Contracts that enforce a whitelist-only exit pattern restrict token transfers so that only addresses explicitly approved by the contract owner can sell or transfer tokens. Mechanically, this is often implemented via a require() check in the transfer or transferFrom function that reverts transactions initiated by non-whitelisted addresses. Buyers outside the whitelist can purchase tokens but may find themselves unable to sell or move them later, effectively trapping funds. This pattern is detectable through direct code inspection without needing on-chain trading data, as the permission check is baked into the token’s transfer logic. The structural capability to block exits is the critical feature, regardless of whether the whitelist is actively managed or static.
This pattern becomes risk-relevant primarily when the whitelist is owner-modifiable post-launch, allowing the project team to selectively block selling addresses at will. In such cases, the whitelist-only exit can function as a soft honeypot, enabling buys but preventing sells for certain holders, often without clear disclosure. Conversely, the pattern can be benign if the whitelist is fixed, transparently communicated, and used for legitimate compliance or operational reasons, such as restricting transfers to vetted participants in a private sale or regulated environment. The key factor is whether the owner retains unilateral control to alter the whitelist, which preserves the ability to block exits dynamically and thus amplifies risk.

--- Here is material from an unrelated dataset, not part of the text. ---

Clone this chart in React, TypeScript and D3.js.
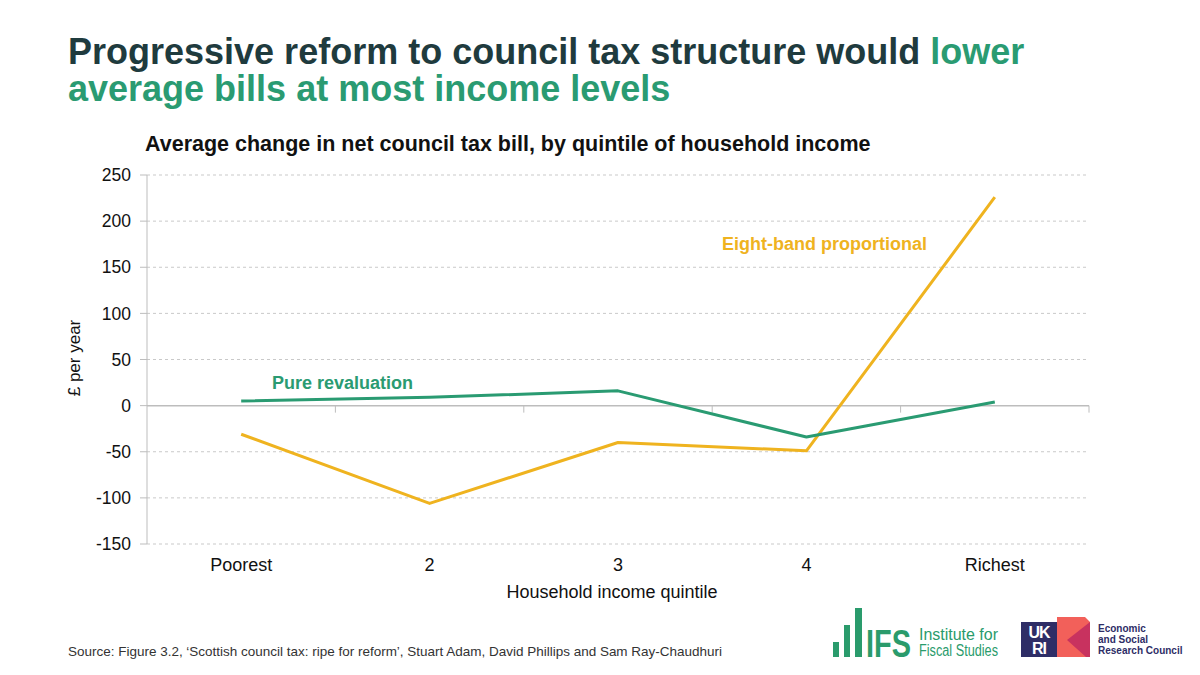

Additional signals that would meaningfully influence the risk assessment include the presence of owner-controlled functions that add or remove addresses from the whitelist, the existence of a timelock or multisignature requirement on whitelist modifications, and the transparency of the whitelist management process. Observing a proxy upgrade pattern without governance safeguards would increase risk by enabling logic changes that could extend or intensify whitelist restrictions. Conversely, if the contract’s source code or verified documentation clearly states that the whitelist is immutable or that whitelist changes require community approval, the pattern’s risk profile would be reduced. On-chain evidence of actual sell failures by non-whitelisted addresses would confirm the pattern’s operational impact but is not necessary to identify the structural risk.
When combined with thin liquidity pools or low market depth, whitelist-only exit patterns can create scenarios where even modest sell attempts by whitelisted holders cause outsized price impacts, while non-whitelisted holders remain unable to exit. This dynamic can amplify price volatility and reduce market efficiency, as trapped holders cannot provide natural sell-side liquidity. In some cases, this can facilitate price manipulation or forced exits on whitelisted participants, especially if paired with adjustable sell taxes or pause functions. However, if the liquidity pool depth is robust and the whitelist is managed transparently, the adverse outcomes may be mitigated. The presence of whitelist-only exit capability alone does not guarantee negative outcomes but represents a structural lever that can be exploited under certain market and governance conditions.